Drawing further upon the principle of neo-duality, the spheres get more fleshed out in respects to their importance in human existence. Chapter seven delves into the comparison of these spheres (biosphere, symbolosphere, technosphere and econosphere) based on five properties in relationship to their constituents:

  1. The nature of the information they contain
  2. The way in which they evolve
  3. The nature of their agency (ability to act autonomously on their own behalf)
  4. Their openness to matter, energy and information
  5. The symbiotic relationships they enter into

An agent in this chapter is described and likened to Kauffman’s definition as a autocatalytic system carrying out at least one thermodynamic work cycle, and added to this definition by the author, is the condition that it should be able to process information derived from its environment. As such, this definition comes very close to describing the agents of the Multi-Agent System (MAS). Especially, when you consider the learning agents of the MAS, the analogy of the biosphere with the technosphere becomes evident. The evolutionary aspect also surfaces in the technosphere when we consider disruptive forces (see Gartner’s Nexus of Forces). Some more thoughts on the relation between systems such as MAS and Event Driven Architectures can be found here.

 

Chapter eight puts into focus the nature of science where information will act as a bridge between the positive and the social sciences, as well as link this to the humanities. The distinction with mathematics comes from the starting point for both. Where mathematics leans on axioms and the establishing of proof of theorems through logic, science establishes veracity of a proposition through the scientific method (observation, generalization, hypothesis formulation, and empirical verification). A popular misconception is that science could actually prove anything about nature. The reality of science is rather that a hypothesis can be tested and shown to be valid for the conditions under which it was tested. It is also worth noting that the greater the predictability of a scientific model: the less complex it is, and the smaller the number of elements that can be successfully modeled.

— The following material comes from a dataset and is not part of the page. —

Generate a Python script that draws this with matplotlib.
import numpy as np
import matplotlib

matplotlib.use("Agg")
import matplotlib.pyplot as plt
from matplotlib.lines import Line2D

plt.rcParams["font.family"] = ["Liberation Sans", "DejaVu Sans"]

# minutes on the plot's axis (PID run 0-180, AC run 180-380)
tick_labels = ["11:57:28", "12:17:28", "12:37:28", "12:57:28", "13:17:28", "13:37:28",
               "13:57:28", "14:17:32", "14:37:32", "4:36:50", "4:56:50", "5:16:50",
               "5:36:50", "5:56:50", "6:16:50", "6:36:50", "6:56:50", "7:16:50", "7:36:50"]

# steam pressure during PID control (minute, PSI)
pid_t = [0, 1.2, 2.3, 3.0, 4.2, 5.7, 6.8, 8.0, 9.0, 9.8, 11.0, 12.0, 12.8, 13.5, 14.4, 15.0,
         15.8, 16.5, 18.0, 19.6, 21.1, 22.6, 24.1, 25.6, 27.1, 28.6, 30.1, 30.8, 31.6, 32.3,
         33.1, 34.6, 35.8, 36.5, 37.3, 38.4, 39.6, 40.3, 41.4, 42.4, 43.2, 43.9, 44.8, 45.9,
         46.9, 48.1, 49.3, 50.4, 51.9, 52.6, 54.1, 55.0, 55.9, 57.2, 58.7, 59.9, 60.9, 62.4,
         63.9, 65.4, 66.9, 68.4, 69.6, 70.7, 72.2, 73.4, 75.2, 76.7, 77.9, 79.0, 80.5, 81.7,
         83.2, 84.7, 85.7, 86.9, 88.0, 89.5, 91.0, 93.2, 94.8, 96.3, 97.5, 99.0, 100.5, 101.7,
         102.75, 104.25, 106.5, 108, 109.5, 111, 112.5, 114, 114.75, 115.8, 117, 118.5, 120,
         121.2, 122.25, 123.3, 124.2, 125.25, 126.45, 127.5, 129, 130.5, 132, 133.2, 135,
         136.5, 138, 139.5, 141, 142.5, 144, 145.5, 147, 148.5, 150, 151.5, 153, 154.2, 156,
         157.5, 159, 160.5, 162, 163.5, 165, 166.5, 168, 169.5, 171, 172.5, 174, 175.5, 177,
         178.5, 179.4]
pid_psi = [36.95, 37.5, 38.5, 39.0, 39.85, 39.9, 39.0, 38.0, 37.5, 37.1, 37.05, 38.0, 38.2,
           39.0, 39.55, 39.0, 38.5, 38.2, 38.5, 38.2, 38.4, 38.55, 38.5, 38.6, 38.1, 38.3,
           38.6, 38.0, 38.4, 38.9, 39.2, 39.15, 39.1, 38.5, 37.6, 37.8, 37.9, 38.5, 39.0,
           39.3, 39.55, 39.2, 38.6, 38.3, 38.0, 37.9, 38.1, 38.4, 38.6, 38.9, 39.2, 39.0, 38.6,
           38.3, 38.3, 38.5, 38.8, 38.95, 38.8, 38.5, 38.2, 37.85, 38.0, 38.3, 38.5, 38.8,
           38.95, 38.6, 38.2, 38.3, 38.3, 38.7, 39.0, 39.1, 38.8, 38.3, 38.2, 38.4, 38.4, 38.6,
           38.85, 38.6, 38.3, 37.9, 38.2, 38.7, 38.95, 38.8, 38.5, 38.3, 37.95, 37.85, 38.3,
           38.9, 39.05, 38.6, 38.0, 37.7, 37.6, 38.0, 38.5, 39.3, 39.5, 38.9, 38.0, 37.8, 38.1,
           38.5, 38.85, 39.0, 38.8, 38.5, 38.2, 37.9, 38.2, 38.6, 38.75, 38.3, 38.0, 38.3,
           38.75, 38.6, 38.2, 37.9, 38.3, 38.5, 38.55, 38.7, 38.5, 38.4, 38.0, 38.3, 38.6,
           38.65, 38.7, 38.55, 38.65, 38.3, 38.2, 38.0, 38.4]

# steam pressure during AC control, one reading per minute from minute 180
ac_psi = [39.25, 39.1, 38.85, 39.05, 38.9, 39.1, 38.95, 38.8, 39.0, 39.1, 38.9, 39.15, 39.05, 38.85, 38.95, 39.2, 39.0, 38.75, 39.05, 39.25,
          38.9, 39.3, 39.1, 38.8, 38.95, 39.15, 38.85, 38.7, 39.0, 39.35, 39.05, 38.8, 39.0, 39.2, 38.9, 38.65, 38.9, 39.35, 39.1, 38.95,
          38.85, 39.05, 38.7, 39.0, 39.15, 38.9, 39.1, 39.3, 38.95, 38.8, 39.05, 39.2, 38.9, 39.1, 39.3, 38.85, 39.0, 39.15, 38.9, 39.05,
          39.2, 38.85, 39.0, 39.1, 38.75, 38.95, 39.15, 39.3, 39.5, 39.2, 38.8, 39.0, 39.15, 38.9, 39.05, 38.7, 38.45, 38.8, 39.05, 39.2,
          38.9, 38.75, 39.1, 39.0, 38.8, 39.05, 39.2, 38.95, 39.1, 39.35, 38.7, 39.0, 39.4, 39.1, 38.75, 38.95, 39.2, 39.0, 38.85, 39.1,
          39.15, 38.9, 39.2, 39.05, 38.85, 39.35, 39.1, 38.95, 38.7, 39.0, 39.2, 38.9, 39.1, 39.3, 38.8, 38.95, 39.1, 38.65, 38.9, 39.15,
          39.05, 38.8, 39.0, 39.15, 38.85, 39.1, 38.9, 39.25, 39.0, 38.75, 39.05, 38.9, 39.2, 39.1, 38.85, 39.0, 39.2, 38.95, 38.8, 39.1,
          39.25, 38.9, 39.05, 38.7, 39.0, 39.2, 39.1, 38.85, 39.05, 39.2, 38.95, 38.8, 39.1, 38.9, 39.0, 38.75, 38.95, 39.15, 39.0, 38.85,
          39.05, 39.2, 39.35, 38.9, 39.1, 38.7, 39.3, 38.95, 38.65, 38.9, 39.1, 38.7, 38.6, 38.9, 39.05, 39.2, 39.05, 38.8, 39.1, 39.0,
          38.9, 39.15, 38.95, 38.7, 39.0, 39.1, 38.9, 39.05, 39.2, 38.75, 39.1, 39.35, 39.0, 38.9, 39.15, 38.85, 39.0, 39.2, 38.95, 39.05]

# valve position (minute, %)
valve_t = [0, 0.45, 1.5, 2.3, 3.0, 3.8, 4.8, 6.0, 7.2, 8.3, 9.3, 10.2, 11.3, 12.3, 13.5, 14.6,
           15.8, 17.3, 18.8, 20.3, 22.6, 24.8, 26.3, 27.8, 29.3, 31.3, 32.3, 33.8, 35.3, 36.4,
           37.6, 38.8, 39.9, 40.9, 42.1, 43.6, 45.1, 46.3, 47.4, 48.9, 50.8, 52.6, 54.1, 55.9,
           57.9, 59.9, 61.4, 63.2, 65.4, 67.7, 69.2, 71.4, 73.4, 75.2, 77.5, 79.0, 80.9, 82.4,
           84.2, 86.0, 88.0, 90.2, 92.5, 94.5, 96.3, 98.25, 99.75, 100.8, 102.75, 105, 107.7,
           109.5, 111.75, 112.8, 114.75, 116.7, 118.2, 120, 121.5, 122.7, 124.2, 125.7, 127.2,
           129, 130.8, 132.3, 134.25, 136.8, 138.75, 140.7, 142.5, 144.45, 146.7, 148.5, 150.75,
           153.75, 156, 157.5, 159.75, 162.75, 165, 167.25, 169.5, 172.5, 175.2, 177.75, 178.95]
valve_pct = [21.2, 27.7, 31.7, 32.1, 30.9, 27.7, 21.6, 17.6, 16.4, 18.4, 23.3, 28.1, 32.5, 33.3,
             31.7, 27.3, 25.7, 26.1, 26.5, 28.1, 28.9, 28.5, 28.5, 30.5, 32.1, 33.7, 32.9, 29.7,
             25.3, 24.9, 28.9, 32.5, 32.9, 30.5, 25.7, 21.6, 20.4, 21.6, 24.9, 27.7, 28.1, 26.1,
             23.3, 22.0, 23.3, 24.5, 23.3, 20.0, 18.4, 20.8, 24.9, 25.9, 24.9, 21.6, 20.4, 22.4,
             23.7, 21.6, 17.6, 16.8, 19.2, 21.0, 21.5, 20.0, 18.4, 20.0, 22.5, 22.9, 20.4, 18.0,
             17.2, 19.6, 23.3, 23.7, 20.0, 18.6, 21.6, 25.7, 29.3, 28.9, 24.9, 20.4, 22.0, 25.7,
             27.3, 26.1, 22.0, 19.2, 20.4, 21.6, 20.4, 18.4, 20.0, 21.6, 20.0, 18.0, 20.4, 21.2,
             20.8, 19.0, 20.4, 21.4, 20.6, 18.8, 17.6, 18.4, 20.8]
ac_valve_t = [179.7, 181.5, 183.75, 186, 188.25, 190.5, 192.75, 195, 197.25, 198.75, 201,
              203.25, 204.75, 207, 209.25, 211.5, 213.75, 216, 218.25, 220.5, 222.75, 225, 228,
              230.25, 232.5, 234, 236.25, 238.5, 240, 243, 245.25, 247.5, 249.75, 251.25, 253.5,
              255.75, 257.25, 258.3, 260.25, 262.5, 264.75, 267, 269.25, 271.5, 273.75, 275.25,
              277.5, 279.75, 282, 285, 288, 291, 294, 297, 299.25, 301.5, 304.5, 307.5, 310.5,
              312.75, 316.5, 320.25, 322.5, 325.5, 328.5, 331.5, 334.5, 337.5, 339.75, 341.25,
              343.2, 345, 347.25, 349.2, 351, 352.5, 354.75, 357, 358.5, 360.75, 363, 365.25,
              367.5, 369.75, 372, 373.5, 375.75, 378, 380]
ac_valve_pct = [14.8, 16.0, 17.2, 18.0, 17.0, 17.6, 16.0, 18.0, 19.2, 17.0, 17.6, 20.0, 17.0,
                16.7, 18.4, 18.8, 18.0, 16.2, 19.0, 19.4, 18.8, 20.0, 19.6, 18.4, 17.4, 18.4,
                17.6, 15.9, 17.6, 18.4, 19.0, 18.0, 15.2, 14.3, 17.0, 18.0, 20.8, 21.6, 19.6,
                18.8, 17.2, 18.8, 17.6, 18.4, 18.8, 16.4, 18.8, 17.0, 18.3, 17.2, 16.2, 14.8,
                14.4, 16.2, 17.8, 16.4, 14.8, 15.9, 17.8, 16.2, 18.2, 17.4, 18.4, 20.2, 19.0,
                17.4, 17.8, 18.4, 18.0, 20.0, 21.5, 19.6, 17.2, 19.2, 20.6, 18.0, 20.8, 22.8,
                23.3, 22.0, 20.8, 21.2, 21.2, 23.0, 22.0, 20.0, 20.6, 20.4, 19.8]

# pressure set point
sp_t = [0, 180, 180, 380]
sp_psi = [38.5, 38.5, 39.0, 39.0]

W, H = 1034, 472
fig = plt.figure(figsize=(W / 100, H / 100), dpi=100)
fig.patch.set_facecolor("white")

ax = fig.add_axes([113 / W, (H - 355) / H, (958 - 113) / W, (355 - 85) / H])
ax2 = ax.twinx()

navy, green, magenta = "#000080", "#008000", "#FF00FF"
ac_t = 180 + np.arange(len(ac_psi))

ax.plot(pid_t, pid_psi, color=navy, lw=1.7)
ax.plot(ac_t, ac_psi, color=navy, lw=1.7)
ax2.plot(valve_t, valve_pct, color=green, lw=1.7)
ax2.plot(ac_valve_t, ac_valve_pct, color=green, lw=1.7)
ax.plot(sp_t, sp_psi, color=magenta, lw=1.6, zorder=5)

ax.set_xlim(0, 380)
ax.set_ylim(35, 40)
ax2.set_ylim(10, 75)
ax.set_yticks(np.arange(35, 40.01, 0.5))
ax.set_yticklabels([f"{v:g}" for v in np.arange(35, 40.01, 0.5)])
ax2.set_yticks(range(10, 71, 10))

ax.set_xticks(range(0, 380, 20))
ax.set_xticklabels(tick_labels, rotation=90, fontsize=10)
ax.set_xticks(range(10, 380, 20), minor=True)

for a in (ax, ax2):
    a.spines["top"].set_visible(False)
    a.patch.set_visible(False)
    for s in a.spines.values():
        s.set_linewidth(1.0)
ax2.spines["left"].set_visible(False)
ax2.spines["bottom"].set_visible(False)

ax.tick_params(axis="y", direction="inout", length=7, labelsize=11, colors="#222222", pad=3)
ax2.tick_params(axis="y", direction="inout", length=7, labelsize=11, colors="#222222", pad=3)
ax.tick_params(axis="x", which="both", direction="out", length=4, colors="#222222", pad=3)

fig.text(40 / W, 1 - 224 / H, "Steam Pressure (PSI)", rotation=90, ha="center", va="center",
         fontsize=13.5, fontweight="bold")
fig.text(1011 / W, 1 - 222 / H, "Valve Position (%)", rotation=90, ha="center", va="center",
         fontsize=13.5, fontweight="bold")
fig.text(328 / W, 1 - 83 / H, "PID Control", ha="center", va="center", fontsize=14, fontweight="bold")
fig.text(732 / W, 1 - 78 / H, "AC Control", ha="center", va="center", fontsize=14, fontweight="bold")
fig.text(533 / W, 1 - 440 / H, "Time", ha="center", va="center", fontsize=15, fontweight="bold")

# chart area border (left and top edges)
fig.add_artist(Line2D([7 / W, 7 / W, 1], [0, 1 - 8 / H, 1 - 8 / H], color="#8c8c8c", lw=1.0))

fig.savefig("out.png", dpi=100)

This could easily be transposed to designs of a software nature. It is both the strength and the limitation of science as a language with the dual role of communication (description) and information processing (predictability).

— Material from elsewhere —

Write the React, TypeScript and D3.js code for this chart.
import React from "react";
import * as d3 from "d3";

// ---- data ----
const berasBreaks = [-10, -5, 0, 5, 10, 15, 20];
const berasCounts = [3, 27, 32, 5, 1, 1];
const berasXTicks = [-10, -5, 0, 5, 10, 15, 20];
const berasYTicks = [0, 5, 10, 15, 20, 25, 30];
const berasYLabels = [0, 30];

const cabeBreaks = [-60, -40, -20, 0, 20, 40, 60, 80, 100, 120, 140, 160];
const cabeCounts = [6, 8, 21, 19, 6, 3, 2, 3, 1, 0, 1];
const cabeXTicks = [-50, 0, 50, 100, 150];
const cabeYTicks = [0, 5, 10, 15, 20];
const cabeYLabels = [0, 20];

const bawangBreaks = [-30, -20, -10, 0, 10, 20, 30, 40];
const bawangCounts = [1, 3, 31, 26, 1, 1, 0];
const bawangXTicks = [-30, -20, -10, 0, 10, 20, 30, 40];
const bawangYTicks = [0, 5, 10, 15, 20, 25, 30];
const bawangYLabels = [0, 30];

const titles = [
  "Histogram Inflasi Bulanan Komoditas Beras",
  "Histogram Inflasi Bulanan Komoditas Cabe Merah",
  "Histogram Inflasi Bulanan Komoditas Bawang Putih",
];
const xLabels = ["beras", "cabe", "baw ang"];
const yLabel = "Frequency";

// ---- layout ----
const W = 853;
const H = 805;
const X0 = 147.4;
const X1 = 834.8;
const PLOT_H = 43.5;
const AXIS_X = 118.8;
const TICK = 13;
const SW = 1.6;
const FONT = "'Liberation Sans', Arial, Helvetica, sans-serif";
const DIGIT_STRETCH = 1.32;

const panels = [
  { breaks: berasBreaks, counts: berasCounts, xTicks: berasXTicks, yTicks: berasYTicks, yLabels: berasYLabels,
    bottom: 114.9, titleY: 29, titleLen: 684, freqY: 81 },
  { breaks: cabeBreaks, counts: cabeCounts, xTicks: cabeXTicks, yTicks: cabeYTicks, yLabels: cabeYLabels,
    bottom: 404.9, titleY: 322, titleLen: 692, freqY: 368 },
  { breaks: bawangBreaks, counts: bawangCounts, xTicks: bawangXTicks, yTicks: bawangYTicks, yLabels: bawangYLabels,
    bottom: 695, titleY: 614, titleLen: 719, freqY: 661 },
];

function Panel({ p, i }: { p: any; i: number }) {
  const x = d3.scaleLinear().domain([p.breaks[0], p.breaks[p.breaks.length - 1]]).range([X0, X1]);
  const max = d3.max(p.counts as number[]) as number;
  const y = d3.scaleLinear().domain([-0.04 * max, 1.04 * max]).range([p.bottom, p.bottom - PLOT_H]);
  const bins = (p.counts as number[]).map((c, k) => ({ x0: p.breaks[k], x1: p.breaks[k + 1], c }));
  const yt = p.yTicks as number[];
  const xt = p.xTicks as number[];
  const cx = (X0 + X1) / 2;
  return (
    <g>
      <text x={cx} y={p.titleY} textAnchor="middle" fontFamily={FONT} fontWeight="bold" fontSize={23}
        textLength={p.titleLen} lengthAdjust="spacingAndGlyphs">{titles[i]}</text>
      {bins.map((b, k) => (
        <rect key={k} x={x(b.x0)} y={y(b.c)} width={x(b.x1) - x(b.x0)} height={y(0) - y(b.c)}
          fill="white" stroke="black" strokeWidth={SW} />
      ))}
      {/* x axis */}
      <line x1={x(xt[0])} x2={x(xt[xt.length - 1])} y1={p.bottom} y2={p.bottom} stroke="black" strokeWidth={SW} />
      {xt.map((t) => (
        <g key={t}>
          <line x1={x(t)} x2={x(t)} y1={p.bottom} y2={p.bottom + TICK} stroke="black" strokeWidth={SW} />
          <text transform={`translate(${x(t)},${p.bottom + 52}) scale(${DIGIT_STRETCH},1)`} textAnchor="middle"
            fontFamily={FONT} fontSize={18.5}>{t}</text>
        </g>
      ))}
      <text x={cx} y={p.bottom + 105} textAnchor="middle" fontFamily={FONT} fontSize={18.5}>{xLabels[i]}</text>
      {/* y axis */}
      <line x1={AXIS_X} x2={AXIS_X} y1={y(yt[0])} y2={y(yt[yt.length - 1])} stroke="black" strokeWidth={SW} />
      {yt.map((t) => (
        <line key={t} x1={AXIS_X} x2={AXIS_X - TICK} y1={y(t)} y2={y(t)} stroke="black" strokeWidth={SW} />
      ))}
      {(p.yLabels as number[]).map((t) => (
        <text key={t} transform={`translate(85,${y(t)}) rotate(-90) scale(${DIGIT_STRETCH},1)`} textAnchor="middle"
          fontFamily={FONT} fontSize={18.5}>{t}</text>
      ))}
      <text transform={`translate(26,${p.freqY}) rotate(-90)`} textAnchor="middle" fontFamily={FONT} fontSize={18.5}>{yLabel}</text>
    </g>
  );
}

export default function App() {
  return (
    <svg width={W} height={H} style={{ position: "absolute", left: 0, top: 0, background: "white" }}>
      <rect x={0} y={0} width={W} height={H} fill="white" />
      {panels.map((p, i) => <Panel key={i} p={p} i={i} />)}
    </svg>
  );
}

The chapter of the history of the written word in the form of a book has a bit of a sidestep from the rest of the chapters. It does spell out the Laws of the Media by Marshall McLuhan to which the introduction of a new medium should adhere:

  1. Enhancement: Every medium should enhance some human function.
  2. Obsolescence: In doing so, it renders obsolete a former technology or medium.
  3. Retrieval: In achieving its function, the new medium retrieves some older form from the past.
  4. Reversal: When pushed far enough, the new medium flips or reverses into a complementary form

The final chapter dives into the non-verbal forms of information and communication associated with the artistic expression through any form (music, painting…). According to some scholars, the introduction of art was a singularity or a “great leap forward”. Roughly 50000 years ago it wasn’t there, and suddenly all human communities embraced this new form of communication. Both verbal and artistic expression tend to the same goal of communicating the intentions of the speaker or writer or artist, and thus are only valuable of the receiving party has the same rough knowledge, so it can be understood.